The tour ended, and I thanked Ernst, who seemed to be hanging around hoping for a tip. I was staying that evening at a place just around the corner from the abbey, and so I walked back to the abbey hoping to catch vespers, but was too late. I went to a pub nearby for some supper and ran into Jack and Janice. "Do join us," said Janice; Jack rolled his eyes. I told them I had some writing to do, but not before saying that I hoped they had schnitzel with noodles on the menu, as, with raindrops on roses and whiskers on kitten these were a few of my favourite things. I hummed as I walked away.

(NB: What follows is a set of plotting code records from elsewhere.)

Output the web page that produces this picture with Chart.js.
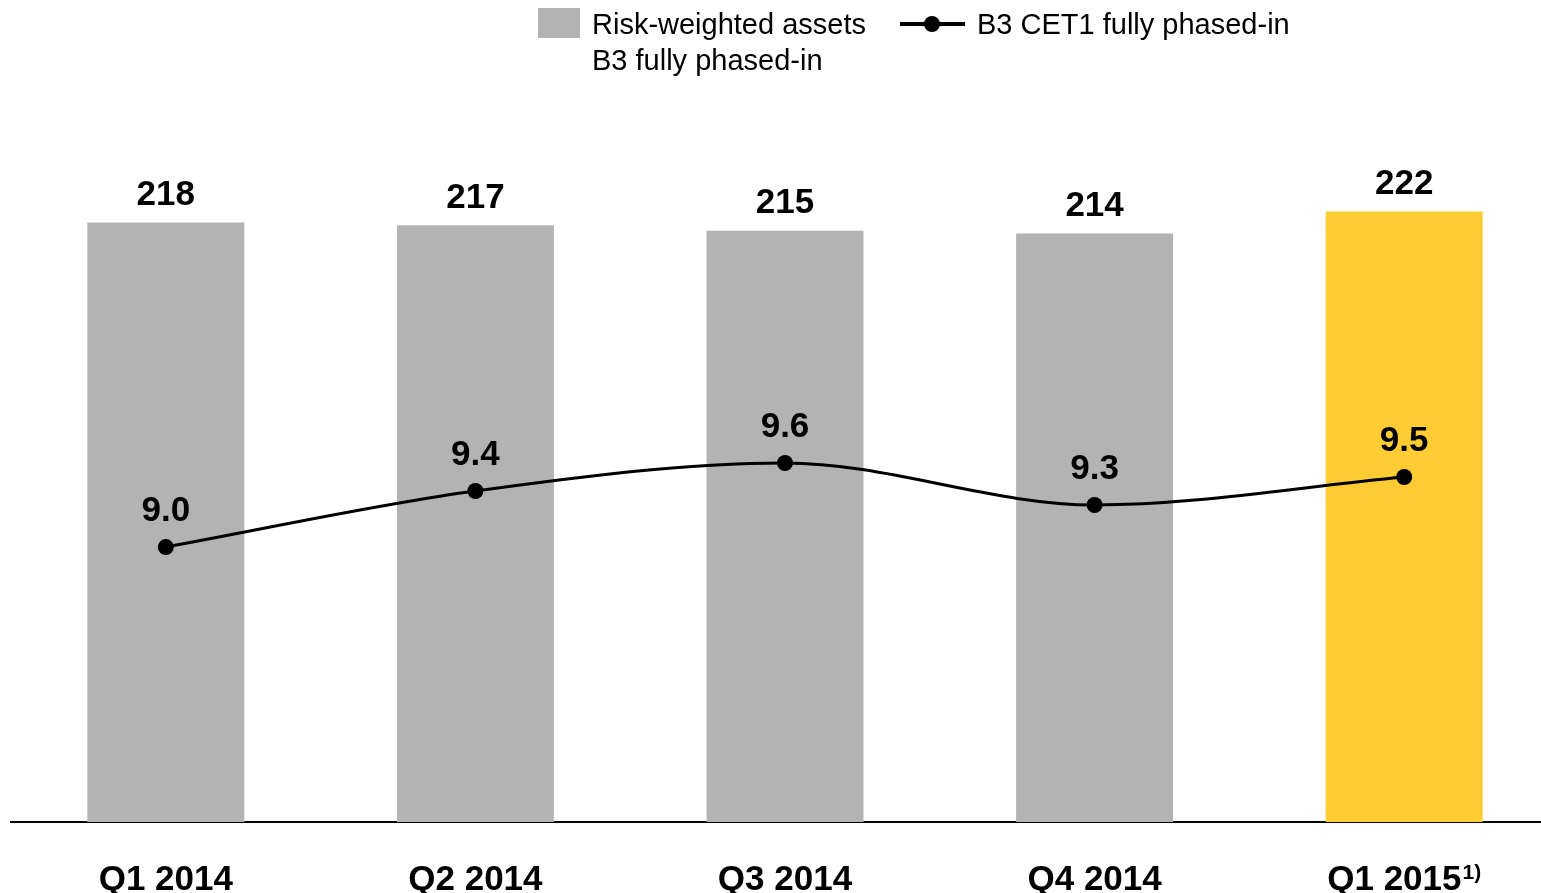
<!DOCTYPE html>
<html>
<head>
<meta charset="utf-8">
<script src="https://cdn.jsdelivr.net/npm/chart.js@4.4.1/dist/chart.umd.min.js"></script>
<style>
  html, body { margin: 0; padding: 0; background: #fff; overflow: hidden; }
  #wrap { position: relative; width: 1560px; height: 893px; }
  #chartRwa { display: block; }
  #legend { position: absolute; left: 0; top: 0; font-family: 'Liberation Sans', Arial, sans-serif; font-size: 29px; color: #000; }
  .lg-box { position: absolute; left: 538px; top: 8px; width: 42px; height: 30px; background: #b3b3b3; }
  .lg-t1 { position: absolute; left: 592px; top: 6px; line-height: 36px; white-space: nowrap; }
  .lg-line { position: absolute; left: 900px; top: 22px; width: 65px; height: 4px; background: #000; }
  .lg-dot { position: absolute; left: 924px; top: 16px; width: 16px; height: 16px; border-radius: 50%; background: #000; }
  .lg-t2 { position: absolute; left: 977px; top: 6px; line-height: 36px; white-space: nowrap; }
</style>
</head>
<body>
<div id="wrap">
  <canvas id="chartRwa" width="1560" height="893"></canvas>
  <div id="legend">
    <div class="lg-box"></div>
    <div class="lg-t1">Risk-weighted assets<br>B3 fully phased-in</div>
    <div class="lg-line"></div>
    <div class="lg-dot"></div>
    <div class="lg-t2">B3 CET1 fully phased-in</div>
  </div>
</div>
<script>
'use strict';

// ─── DATA ────────────────────────────────────────────────────
const quarters  = ['Q1 2014', 'Q2 2014', 'Q3 2014', 'Q4 2014', 'Q1 2015'];
const footnotes = ['', '', '', '', '1)'];
const rwa       = [218, 217, 215, 214, 222];      // EUR bn
const cet1      = [9.0, 9.4, 9.6, 9.3, 9.5];      // %

const GREY   = '#b3b3b3';
const YELLOW = '#ffcc33';
const FONT   = "'Liberation Sans', Arial, sans-serif";

const barColors = rwa.map((_, i) => i === rwa.length - 1 ? YELLOW : GREY);

// ─── LABEL PLUGIN ────────────────────────────────────────────
const labelPlugin = {
  id: 'valueLabels',
  afterDatasetsDraw(chart) {
    const ctx = chart.ctx;
    ctx.save();
    ctx.fillStyle = '#000';
    ctx.textAlign = 'center';
    ctx.textBaseline = 'middle';
    ctx.font = `bold 35px ${FONT}`;

    chart.getDatasetMeta(1).data.forEach((el, i) => {
      ctx.fillText(String(rwa[i]), el.x, el.y - 27);
    });
    chart.getDatasetMeta(0).data.forEach((el, i) => {
      ctx.fillText(cet1[i].toFixed(1), el.x, el.y - 36);
    });

    // category labels with footnote superscripts
    const xs = chart.scales.x;
    const base = 890;
    quarters.forEach((q, i) => {
      const cx = xs.getPixelForValue(i);
      ctx.textAlign = 'left';
      ctx.textBaseline = 'alphabetic';
      ctx.font = `bold 35px ${FONT}`;
      const w1 = ctx.measureText(q).width;
      let w2 = 0;
      if (footnotes[i]) {
        ctx.font = `bold 21px ${FONT}`;
        w2 = ctx.measureText(footnotes[i]).width + 1;
      }
      const x0 = cx - (w1 + w2) / 2;
      ctx.font = `bold 35px ${FONT}`;
      ctx.fillText(q, x0, base);
      if (footnotes[i]) {
        ctx.font = `bold 21px ${FONT}`;
        ctx.fillText(footnotes[i], x0 + w1 + 1, base - 11);
      }
    });
    ctx.restore();
  }
};

// ─── CHART ───────────────────────────────────────────────────
new Chart(document.getElementById('chartRwa'), {
  type: 'bar',
  data: {
    labels: quarters,
    datasets: [
      {
        type: 'line',
        label: 'B3 CET1 fully phased-in',
        data: cet1,
        yAxisID: 'y1',
        order: 0,
        borderColor: '#000',
        borderWidth: 3,
        pointBackgroundColor: '#000',
        pointBorderColor: '#000',
        pointRadius: 8,
        pointBorderWidth: 0,
        cubicInterpolationMode: 'monotone',
        fill: false
      },
      {
        type: 'bar',
        label: 'Risk-weighted assets B3 fully phased-in',
        data: rwa,
        yAxisID: 'y',
        order: 1,
        backgroundColor: barColors,
        borderWidth: 0,
        categoryPercentage: 1.0,
        barPercentage: 0.507
      }
    ]
  },
  options: {
    responsive: false,
    maintainAspectRatio: false,
    devicePixelRatio: 1,
    animation: false,
    layout: { autoPadding: false, padding: { left: 11, right: 1, top: 100, bottom: 0 } },
    plugins: {
      legend: { display: false },
      tooltip: { enabled: false }
    },
    scales: {
      x: {
        grid: { display: false },
        border: { display: true, color: '#000', width: 2 },
        ticks: { display: false },
        afterFit: s => { s.height = 71; }
      },
      y: {
        display: false,
        min: 0,
        max: 262.5
      },
      y1: {
        display: false,
        position: 'right',
        min: 7.036,
        max: 12.193
      }
    }
  },
  plugins: [labelPlugin]
});
</script>
</body>
</html>
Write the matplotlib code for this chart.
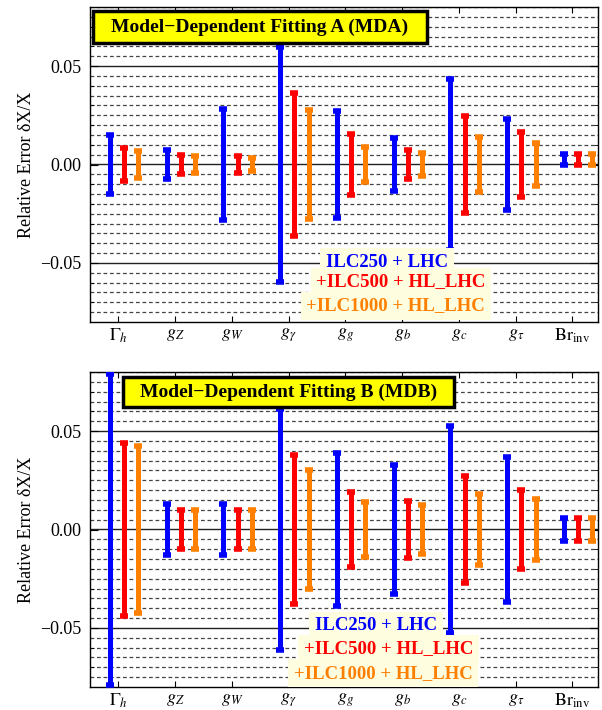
import numpy as np
import matplotlib
matplotlib.use("Agg")
from matplotlib import pyplot as plt
from matplotlib.patches import Rectangle

plt.rcParams['font.family'] = ['Liberation Serif', 'DejaVu Serif']
plt.rcParams['mathtext.fontset'] = 'stix'

labels = [r'$\Gamma_h$', r'$g_Z$', r'$g_W$', r'$g_\gamma$', r'$g_g$',
          r'$g_b$', r'$g_c$', r'$g_\tau$', r'$\mathrm{Br}_{\mathrm{inv}}$']
series = ['ILC250 + LHC', '+ILC500 + HL_LHC', '+ILC1000 + HL_LHC']
colors = ['#0000FF', '#FF0000', '#FF8000']

# MDA: upper / lower ends of the bars
mda_hi = [
    [0.0150, 0.0076, 0.0284, 0.0597, 0.0270, 0.0137, 0.0434, 0.0233, 0.0054],
    [0.0083, 0.0046, 0.0042, 0.0362, 0.0153, 0.0076, 0.0244, 0.0163, 0.0054],
    [0.0070, 0.0045, 0.0034, 0.0275, 0.0090, 0.0059, 0.0142, 0.0108, 0.0054],
]
mda_low = [
    [-0.0150, -0.0076, -0.0284, -0.0597, -0.0270, -0.0137, -0.0434, -0.0233, -0.0004],
    [-0.0083, -0.0046, -0.0042, -0.0362, -0.0153, -0.0076, -0.0244, -0.0163, -0.0004],
    [-0.0070, -0.0045, -0.0034, -0.0275, -0.0090, -0.0059, -0.0142, -0.0108, -0.0004],
]
# MDB: symmetric errors
mdb = [
    [0.0790, 0.0130, 0.0130, 0.0610, 0.0390, 0.0328, 0.0527, 0.0368, 0.0060],
    [0.0440, 0.0100, 0.0100, 0.0380, 0.0190, 0.0143, 0.0270, 0.0199, 0.0060],
    [0.0422, 0.0100, 0.0100, 0.0300, 0.0140, 0.0125, 0.0180, 0.0154, 0.0060],
]

offsets = [-0.15, 0.10, 0.35]
x = np.arange(1, len(labels) + 1)

fig = plt.figure(figsize=(6.02, 7.10), dpi=100, facecolor='w')
ax1 = fig.add_axes([90/602, 1-322/710, 508/602, 315/710])
ax2 = fig.add_axes([90/602, 1-687/710, 508/602, 315/710])


def setup(ax):
    ax.set_xlim(0.5, 9.45)
    ax.set_ylim(-0.08, 0.08)
    for yy in np.arange(-0.075, 0.0801, 0.005):
        if abs(round(yy / 0.05) * 0.05 - yy) < 1e-9:
            ax.axhline(yy, color='#222222', lw=1.0, zorder=1)
        else:
            ax.axhline(yy, color='#444444', lw=0.9, ls=(0, (3, 2.2)), zorder=1)
    ax.set_xticks(x)
    ax.set_xticklabels(labels, fontsize=13)
    ax.set_yticks([-0.05, 0, 0.05])
    ax.set_yticklabels(['\u22120.05', '0.00', '0.05'], fontsize=13)
    ax.set_yticks(np.arange(-0.07, 0.071, 0.01), minor=True)
    ax.tick_params(axis='both', which='both', direction='in', top=True, right=True)
    ax.tick_params(axis='x', length=4, pad=3)
    ax.tick_params(axis='y', which='major', length=6, pad=6)
    ax.tick_params(axis='y', which='minor', length=3)
    ax.set_ylabel('Relative Error \u03b4X/X', fontsize=13, labelpad=4)
    for s in ax.spines.values():
        s.set_linewidth(1.0)


def title_box(ax, x0, x1, y0, y1, txt):
    ax.add_patch(Rectangle((x0, y0), x1 - x0, y1 - y0, transform=ax.transAxes,
                           facecolor='#FFFF00', edgecolor='black', lw=2.5, zorder=6))
    ax.text((x0 + x1) / 2, (y0 + y1) / 2, txt, transform=ax.transAxes,
            ha='center', va='center', fontsize=14, fontweight='bold', zorder=7)


def legend_texts(ax, pos):
    for (px, py), t, c in zip(pos, series, colors):
        ax.text(px, py, t, transform=ax.transAxes, ha='center', va='center',
                color=c, fontsize=13.5, fontweight='bold', zorder=6,
                bbox=dict(boxstyle='square,pad=0.3', facecolor='#FFFDE0', edgecolor='none'))


for ax in (ax1, ax2):
    setup(ax)

for i in range(3):
    hi = np.array(mda_hi[i])
    lo = np.array(mda_low[i])
    ax1.errorbar(x + offsets[i], (hi + lo) / 2, yerr=(hi - lo) / 2,
                 fmt='none', ecolor=colors[i], elinewidth=3.6, capsize=2.8, capthick=4, zorder=3)
    ax2.errorbar(x + offsets[i], np.zeros(len(x)), yerr=np.array(mdb[i]),
                 fmt='none', ecolor=colors[i], elinewidth=3.6, capsize=2.8, capthick=4, zorder=3)

title_box(ax1, 0.006, 0.663, 0.886, 0.987, 'Model\u2212Dependent Fitting A (MDA)')
title_box(ax2, 0.065, 0.717, 0.889, 0.984, 'Model\u2212Dependent Fitting B (MDB)')

legend_texts(ax1, [(0.585, 0.190), (0.612, 0.127), (0.602, 0.051)])
legend_texts(ax2, [(0.563, 0.194), (0.587, 0.121), (0.577, 0.044)])

plt.savefig('out.png', dpi=100)
plt.close(fig)
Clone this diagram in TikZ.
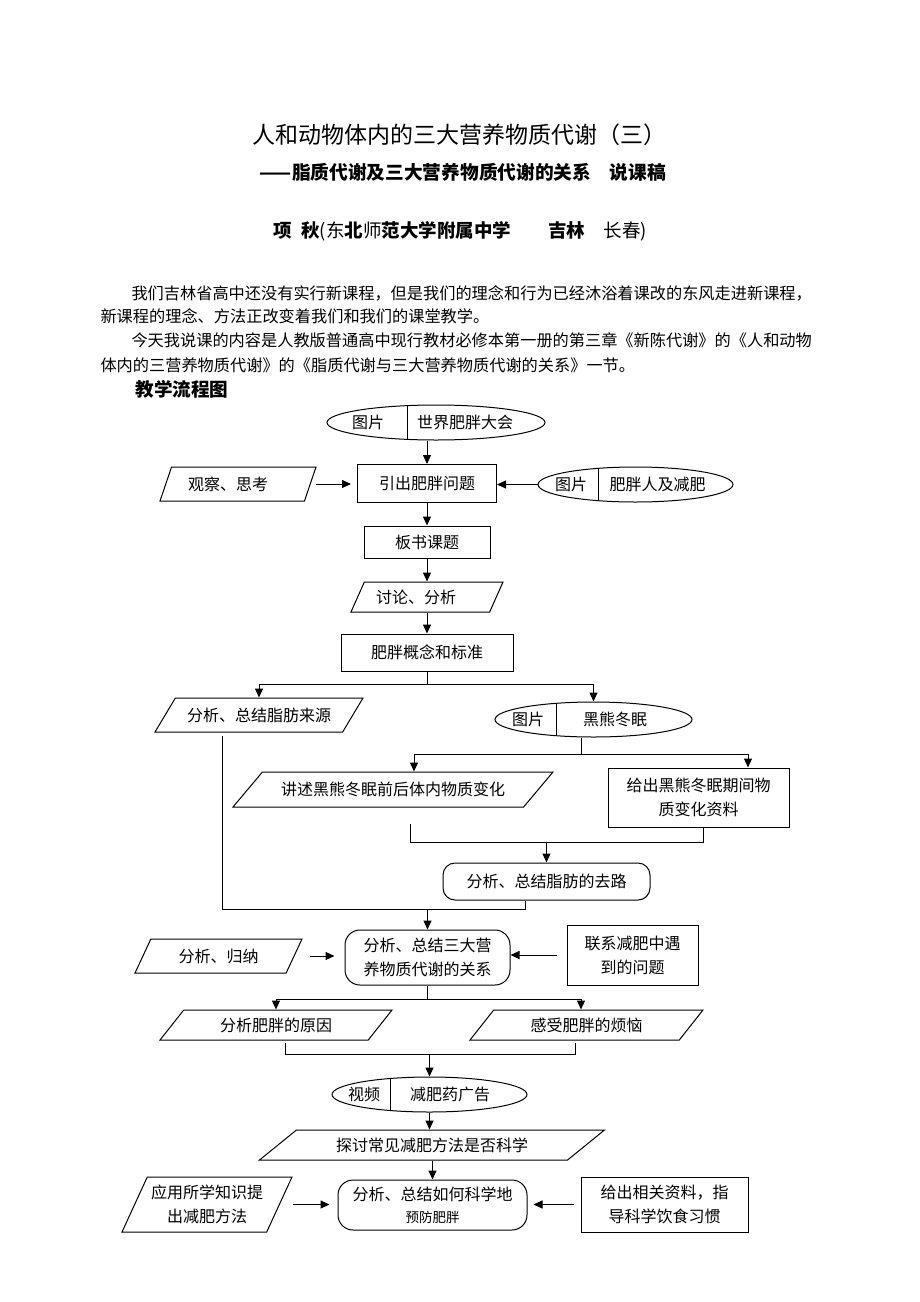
\documentclass[tikz,border=0pt]{standalone}
\usepackage{fontspec}
\setmainfont{Noto Sans CJK SC}
\usetikzlibrary{shapes.geometric,arrows.meta}
\newcommand\bodytxt{\fontsize{16.2}{20}\selectfont}
\tikzset{
  every node/.style={font=\fontsize{16}{24}\selectfont,inner sep=0pt},
  box/.style={draw,rectangle},
  rbox/.style={draw,rectangle,rounded corners=#1},
  rbox/.default=12pt,
  io/.style={draw,trapezium,trapezium left angle=#1,trapezium right angle=180-#1,
    trapezium stretches body=true},
  picbox/.style={draw,ellipse,minimum height=35pt,
    path picture={\draw([xshift=#1]path picture bounding box.north)--([xshift=#1]path picture bounding box.south);}},
  arr/.style={-{Triangle[length=9pt,width=8pt]}},
}
\begin{document}
\begin{tikzpicture}[x=1pt,y=-1pt,line width=1pt]
\useasboundingbox (0,0) rectangle (920,1302);
\node[font=\fontsize{23}{28}\selectfont] (title) at (459,135) {人和动物体内的三大营养物质代谢（三）};
\node[font=\fontsize{18.7}{24}\selectfont\bfseries] (subtitle) at (463,172) {——脂质代谢及三大营养物质代谢的关系　说课稿};
\node[anchor=west,font=\fontsize{18.5}{24}\selectfont] (author) at (273,231)
  {\textbf{项\hspace{0.5em}秋}(东\textbf{北}师\textbf{范大学附属中学}　　\textbf{吉林}　长春)};
\node[anchor=west,font=\bodytxt] (para1a) at (131,293) {我们吉林省高中还没有实行新课程，但是我们的理念和行为已经沐浴着课改的东风走进新课程，};
\node[anchor=west,font=\bodytxt] (para1b) at (100,316) {新课程的理念、方法正改变着我们和我们的课堂教学。};
\node[anchor=west,font=\bodytxt] (para2a) at (131,340) {今天我说课的内容是人教版普通高中现行教材必修本第一册的第三章《新陈代谢》的《人和动物};
\node[anchor=west,font=\bodytxt] (para2b) at (100,365) {体内的三营养物质代谢》的《脂质代谢与三大营养物质代谢的关系》一节。};
\node[anchor=west,font=\fontsize{18.6}{24}\selectfont\bfseries] (flowhead) at (135,389) {教学流程图};

\node[picbox=-29pt,minimum width=218pt] (pic1) at (436,422.5) {};
\node (pic1a) at ([xshift=-68pt]pic1.center) {图片};
\node (pic1b) at ([xshift=29pt]pic1.center) {世界肥胖大会};
\node[box,minimum width=139pt,minimum height=38pt] (q1) at (427,483.5) {引出肥胖问题};
\node[io=52,minimum width=156pt,minimum height=34pt] (obs) at (238,484) {\hspace*{-20pt}观察、思考};
\node[picbox=-37.5pt,minimum width=195pt] (pic2) at (635.5,484.5) {};
\node (pic2a) at ([xshift=-64.5pt]pic2.center) {图片};
\node (pic2b) at ([xshift=22pt]pic2.center) {肥胖人及减肥};
\node[box,minimum width=126pt,minimum height=32pt] (q2) at (427,542) {板书课题};
\node[io=48,minimum width=152pt,minimum height=30pt] (q3) at (427,597) {\hspace*{-22pt}讨论、分析};
\node[box,minimum width=172pt,minimum height=37pt] (q4) at (427,652.5) {肥胖概念和标准};
\node[io=36,minimum width=208pt,minimum height=34pt,inner xsep=-16pt] (src) at (259,715) {分析、总结脂肪来源};
\node[picbox=-37.5pt,minimum width=197pt] (pic3) at (593.5,719.5) {};
\node (pic3a) at ([xshift=-65.5pt]pic3.center) {图片};
\node (pic3b) at ([xshift=21.5pt]pic3.center) {黑熊冬眠};
\node[io=27,minimum width=320pt,minimum height=35pt,inner xsep=-24pt] (bear) at (393,789.5) {讲述黑熊冬眠前后体内物质变化};
\node[box,minimum width=181pt,minimum height=59pt,align=center] (data) at (698.5,797.5) {给出黑熊冬眠期间物\\质变化资料};
\node[rbox,minimum width=207pt,minimum height=37pt] (fate) at (546.5,881.5) {分析、总结脂肪的去路};
\node[rbox=15pt,minimum width=165pt,minimum height=55pt,align=center] (rel) at (427.5,957.5) {分析、总结三大营\\养物质代谢的关系};
\node[io=43,minimum width=167pt,minimum height=34pt] (ind) at (218.5,956) {分析、归纳};
\node[box,minimum width=131pt,minimum height=60pt,align=center] (link) at (632.5,955) {联系减肥中遇\\到的问题};
\node[io=32,minimum width=232pt,minimum height=30pt] (cause) at (276,1025) {分析肥胖的原因};
\node[io=32,minimum width=233pt,minimum height=30pt] (worry) at (586.5,1025) {感受肥胖的烦恼};
\node[picbox=-39.5pt,minimum width=195pt] (ad) at (429.5,1094.5) {};
\node (ada) at ([xshift=-65.5pt]ad.center) {视频};
\node (adb) at ([xshift=20.5pt]ad.center) {减肥药广告};
\node[io=22,minimum width=345pt,minimum height=30pt] (sci) at (432,1145) {探讨常见减肥方法是否科学};
\node[rbox=15pt,minimum width=189pt,minimum height=50pt,align=center] (prev) at (432.5,1205) {分析、总结如何科学地\\[-2pt]{\fontsize{13.5}{20}\selectfont 预防肥胖}};
\node[io=57,minimum width=170pt,minimum height=55pt,align=center,inner xsep=-8pt] (apply) at (207,1204.5) {应用所学知识提\\出减肥方法};
\node[box,minimum width=167pt,minimum height=55pt,align=center] (guide) at (664.5,1204.5) {给出相关资料，指\\导科学饮食习惯};

\draw[arr] (q1.north |- pic1.south) -- (q1.north);
\draw[arr,shorten <=5pt,shorten >=6pt] (obs.east) -- (obs.east -| q1.west);
\draw[arr] (pic2.west) -- (pic2.west -| q1.east);
\draw[arr] (q1.south) -- (q2.north);
\draw[arr] (q2.south) -- (q3.center |- q3.north);
\draw[arr] (q3.center |- q3.south) -- (q4.north);
\draw (q4.south) -- ++(0,13) coordinate (s1);
\draw[arr] (s1) -| (src.center |- src.north);
\draw[arr] (s1) -| (pic3.north);
\draw ([xshift=-12.5pt]pic3.south) -- ++(0,17) coordinate (s2);
\draw[arr] (s2) -| ([xshift=21pt]bear.center |- bear.north);
\draw[arr] (s2) -| ([xshift=49.5pt]data.north);
\coordinate (j1) at ([yshift=20pt]fate.north);
\draw ([xshift=17pt,yshift=-16pt]bear.center |- bear.south) |- (j1) -| ([xshift=4.5pt]data.south);
\draw[arr] (j1) -- (fate.north);
\coordinate (j2) at ([yshift=20pt]rel.north);
\draw ([xshift=-37pt,yshift=-3pt]src.center |- src.south) |- (j2) -| ([xshift=-21.5pt]fate.south);
\draw[arr] (j2) -- (rel.north);
\draw[arr,shorten <=15pt,shorten >=10pt] (ind.east) -- (ind.east -| rel.west);
\draw[arr,shorten <=10pt] (link.west) -- (link.west -| rel.east);
\draw (rel.south) -- ++(0,14) coordinate (s3);
\draw[arr] (s3) -| (cause.center |- cause.north);
\draw[arr] (s3) -| ([xshift=-5.5pt]worry.center |- worry.north);
\coordinate (j3) at ([yshift=22pt]ad.north);
\draw ([xshift=9pt,yshift=-2pt]cause.center |- cause.south) |- (j3) -| ([xshift=-11.5pt,yshift=-2pt]worry.center |- worry.south);
\draw[arr] (j3) -- (ad.north);
\draw[arr] (ad.south) -- (ad.south |- sci.north);
\draw[arr] (prev.north |- sci.south) -- (prev.north);
\draw[arr,shorten <=13pt,shorten >=8pt] (apply.east) -- (apply.east -| prev.west);
\draw[arr,shorten <=7pt,shorten >=6pt] (guide.west) -- (guide.west -| prev.east);
\end{tikzpicture}
\end{document}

I ordered schnitzel and a beer, and took out my journal. I wrote: 'God is present here - I can't be upset when people are brought here to find him.' What a great lesson. I suppose the challenge for us all is to be people in whose lives others might just enter and find God - however that happens.”

So I wrote in 1985, and so I still feel in 2020. And so, I hope, I shall feel until I have climbed every mountain and forded every stream, until I say for the last time so long, farewell, auf weidesehen, adieu to you and you and you.